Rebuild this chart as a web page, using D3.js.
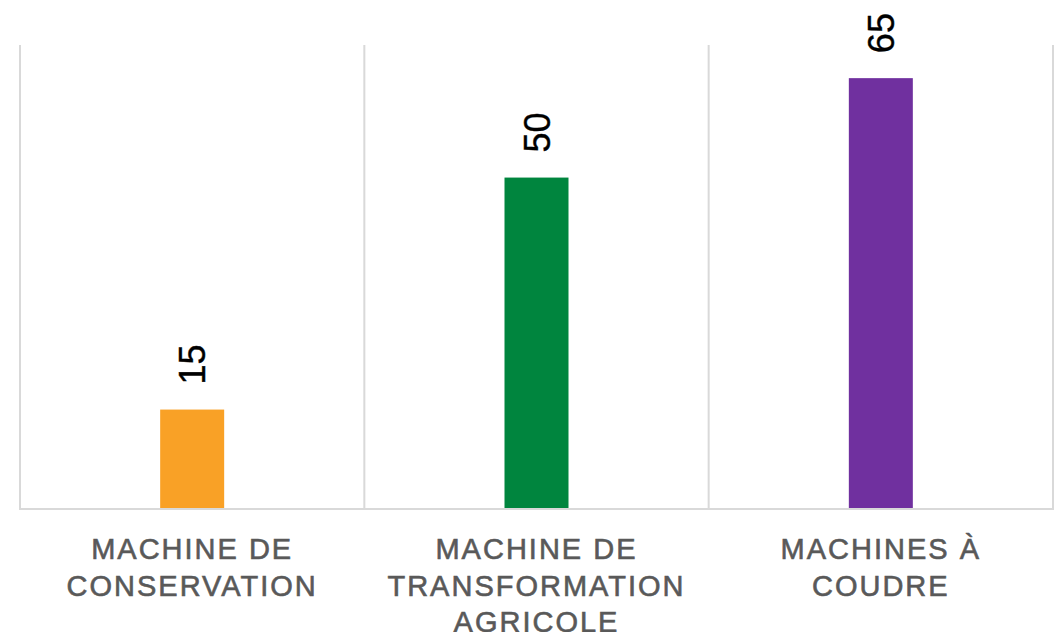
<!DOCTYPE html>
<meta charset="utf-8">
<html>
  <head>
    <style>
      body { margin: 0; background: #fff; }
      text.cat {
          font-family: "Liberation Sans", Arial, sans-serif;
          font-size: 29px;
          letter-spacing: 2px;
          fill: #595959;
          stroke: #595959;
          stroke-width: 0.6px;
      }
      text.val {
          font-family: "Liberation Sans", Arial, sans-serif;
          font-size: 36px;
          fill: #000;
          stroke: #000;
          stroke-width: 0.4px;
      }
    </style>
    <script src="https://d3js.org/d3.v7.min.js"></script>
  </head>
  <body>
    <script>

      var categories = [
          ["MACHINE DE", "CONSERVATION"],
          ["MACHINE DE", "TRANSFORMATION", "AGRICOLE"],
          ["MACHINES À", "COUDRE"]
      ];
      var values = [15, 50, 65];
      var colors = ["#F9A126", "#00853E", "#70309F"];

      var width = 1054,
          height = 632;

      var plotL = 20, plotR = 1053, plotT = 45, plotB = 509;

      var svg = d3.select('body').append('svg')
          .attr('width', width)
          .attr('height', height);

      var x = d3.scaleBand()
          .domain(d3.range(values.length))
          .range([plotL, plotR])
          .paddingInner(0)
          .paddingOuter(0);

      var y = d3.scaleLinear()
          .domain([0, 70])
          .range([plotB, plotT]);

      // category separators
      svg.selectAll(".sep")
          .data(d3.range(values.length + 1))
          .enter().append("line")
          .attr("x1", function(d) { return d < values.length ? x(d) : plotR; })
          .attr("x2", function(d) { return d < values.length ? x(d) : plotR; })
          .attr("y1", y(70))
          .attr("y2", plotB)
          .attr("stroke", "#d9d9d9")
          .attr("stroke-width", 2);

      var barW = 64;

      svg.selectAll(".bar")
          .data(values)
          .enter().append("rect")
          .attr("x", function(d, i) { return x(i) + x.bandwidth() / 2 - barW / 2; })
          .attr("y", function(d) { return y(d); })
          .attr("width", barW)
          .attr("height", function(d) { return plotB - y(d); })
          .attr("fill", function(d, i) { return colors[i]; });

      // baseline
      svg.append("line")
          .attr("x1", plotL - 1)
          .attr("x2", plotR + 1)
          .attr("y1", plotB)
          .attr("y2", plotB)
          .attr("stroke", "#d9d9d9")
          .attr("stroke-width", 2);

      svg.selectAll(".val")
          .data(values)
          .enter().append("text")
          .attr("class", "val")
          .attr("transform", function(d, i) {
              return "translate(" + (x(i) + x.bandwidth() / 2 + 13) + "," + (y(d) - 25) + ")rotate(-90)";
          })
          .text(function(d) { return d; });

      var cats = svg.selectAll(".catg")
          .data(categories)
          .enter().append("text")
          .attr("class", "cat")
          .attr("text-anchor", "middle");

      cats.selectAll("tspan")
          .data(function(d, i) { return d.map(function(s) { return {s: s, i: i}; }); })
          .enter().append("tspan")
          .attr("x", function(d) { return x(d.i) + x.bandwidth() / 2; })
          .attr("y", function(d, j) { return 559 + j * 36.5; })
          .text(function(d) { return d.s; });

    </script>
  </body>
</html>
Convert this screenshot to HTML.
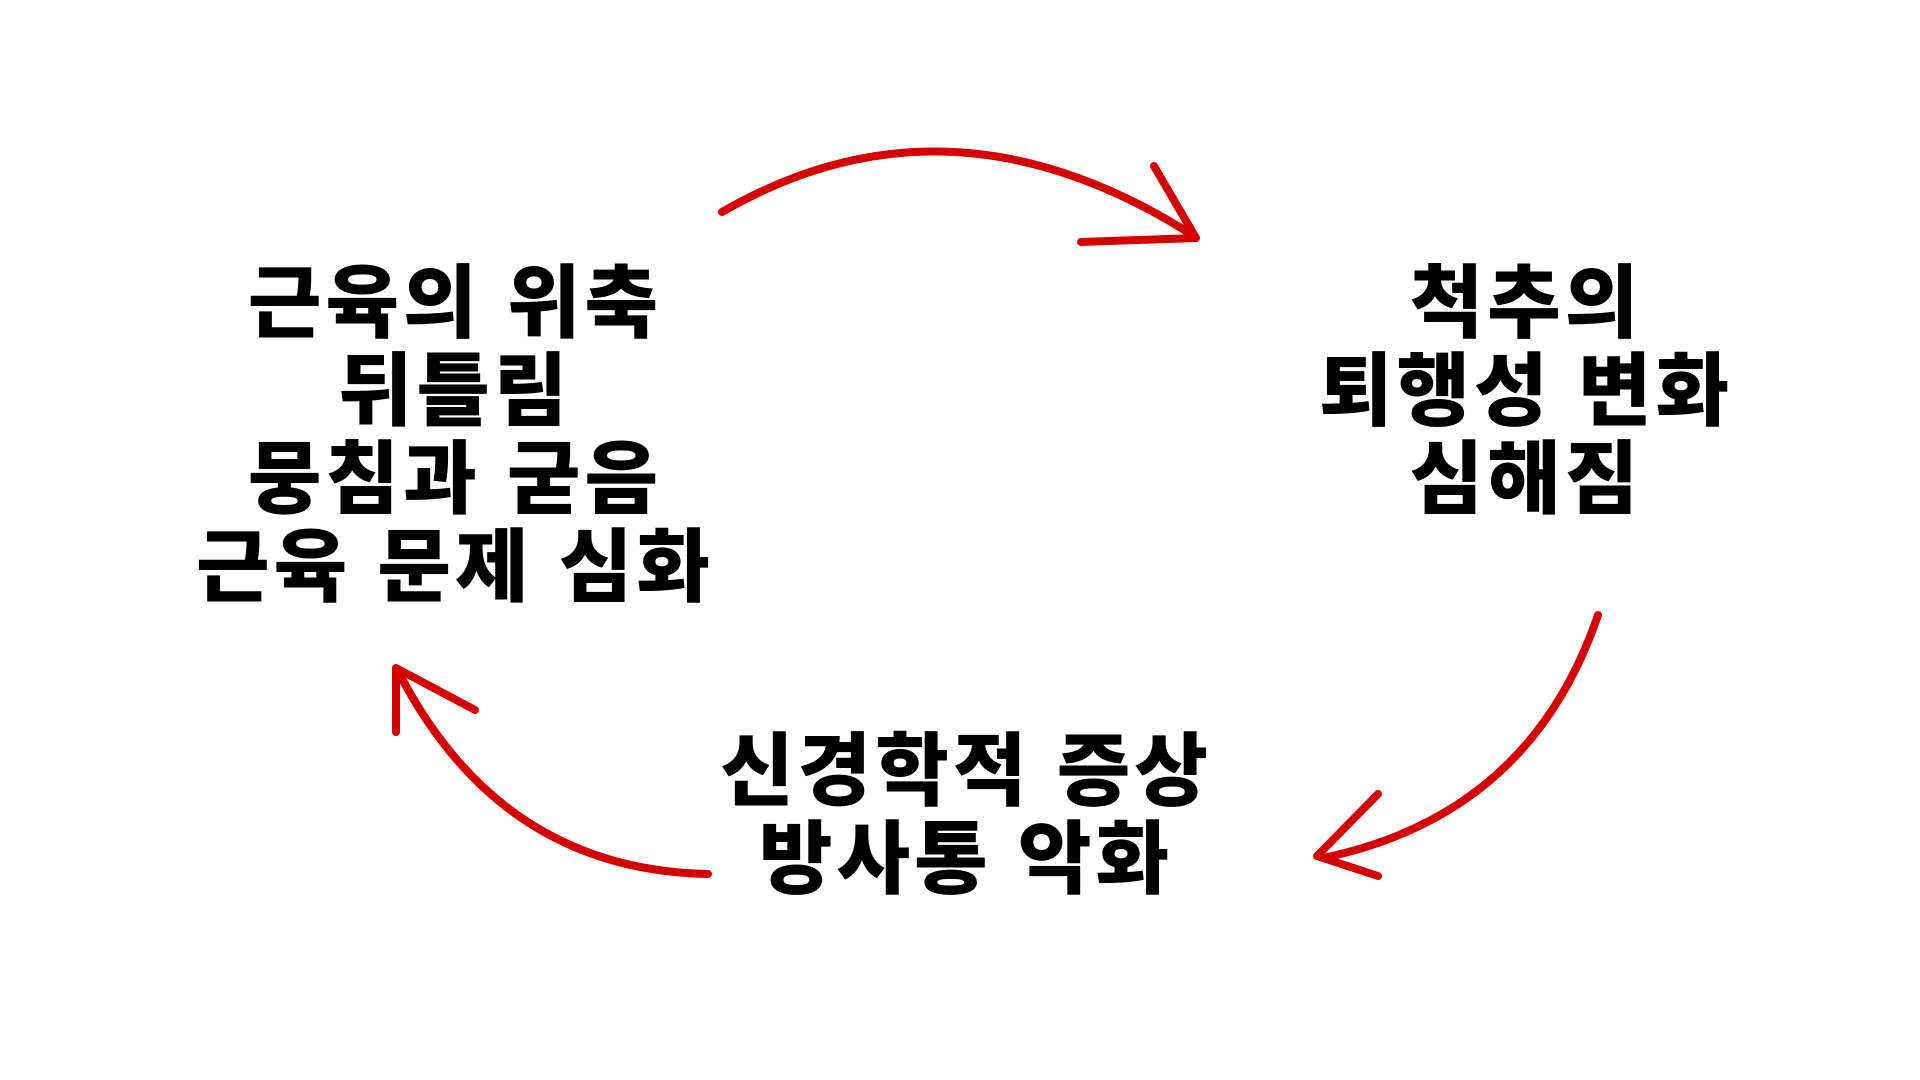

==*==

Work to complete: Reproduce the listing above exactly, excluding all pictures.

Completed task:
Rebuild this chart as a web page, using D3.js.
<!DOCTYPE html>
<meta charset="utf-8">
<html>
  <head>
    <style>
      body { margin: 0; background: #fff; }
      text.cat {
          font-family: "Liberation Sans", Arial, sans-serif;
          font-size: 29px;
          letter-spacing: 2px;
          fill: #595959;
          stroke: #595959;
          stroke-width: 0.6px;
      }
      text.val {
          font-family: "Liberation Sans", Arial, sans-serif;
          font-size: 36px;
          fill: #000;
          stroke: #000;
          stroke-width: 0.4px;
      }
    </style>
    <script src="https://d3js.org/d3.v7.min.js"></script>
  </head>
  <body>
    <script>

      var categories = [
          ["MACHINE DE", "CONSERVATION"],
          ["MACHINE DE", "TRANSFORMATION", "AGRICOLE"],
          ["MACHINES À", "COUDRE"]
      ];
      var values = [15, 50, 65];
      var colors = ["#F9A126", "#00853E", "#70309F"];

      var width = 1054,
          height = 632;

      var plotL = 20, plotR = 1053, plotT = 45, plotB = 509;

      var svg = d3.select('body').append('svg')
          .attr('width', width)
          .attr('height', height);

      var x = d3.scaleBand()
          .domain(d3.range(values.length))
          .range([plotL, plotR])
          .paddingInner(0)
          .paddingOuter(0);

      var y = d3.scaleLinear()
          .domain([0, 70])
          .range([plotB, plotT]);

      // category separators
      svg.selectAll(".sep")
          .data(d3.range(values.length + 1))
          .enter().append("line")
          .attr("x1", function(d) { return d < values.length ? x(d) : plotR; })
          .attr("x2", function(d) { return d < values.length ? x(d) : plotR; })
          .attr("y1", y(70))
          .attr("y2", plotB)
          .attr("stroke", "#d9d9d9")
          .attr("stroke-width", 2);

      var barW = 64;

      svg.selectAll(".bar")
          .data(values)
          .enter().append("rect")
          .attr("x", function(d, i) { return x(i) + x.bandwidth() / 2 - barW / 2; })
          .attr("y", function(d) { return y(d); })
          .attr("width", barW)
          .attr("height", function(d) { return plotB - y(d); })
          .attr("fill", function(d, i) { return colors[i]; });

      // baseline
      svg.append("line")
          .attr("x1", plotL - 1)
          .attr("x2", plotR + 1)
          .attr("y1", plotB)
          .attr("y2", plotB)
          .attr("stroke", "#d9d9d9")
          .attr("stroke-width", 2);

      svg.selectAll(".val")
          .data(values)
          .enter().append("text")
          .attr("class", "val")
          .attr("transform", function(d, i) {
              return "translate(" + (x(i) + x.bandwidth() / 2 + 13) + "," + (y(d) - 25) + ")rotate(-90)";
          })
          .text(function(d) { return d; });

      var cats = svg.selectAll(".catg")
          .data(categories)
          .enter().append("text")
          .attr("class", "cat")
          .attr("text-anchor", "middle");

      cats.selectAll("tspan")
          .data(function(d, i) { return d.map(function(s) { return {s: s, i: i}; }); })
          .enter().append("tspan")
          .attr("x", function(d) { return x(d.i) + x.bandwidth() / 2; })
          .attr("y", function(d, j) { return 559 + j * 36.5; })
          .text(function(d) { return d.s; });

    </script>
  </body>
</html>
Convert this screenshot to HTML.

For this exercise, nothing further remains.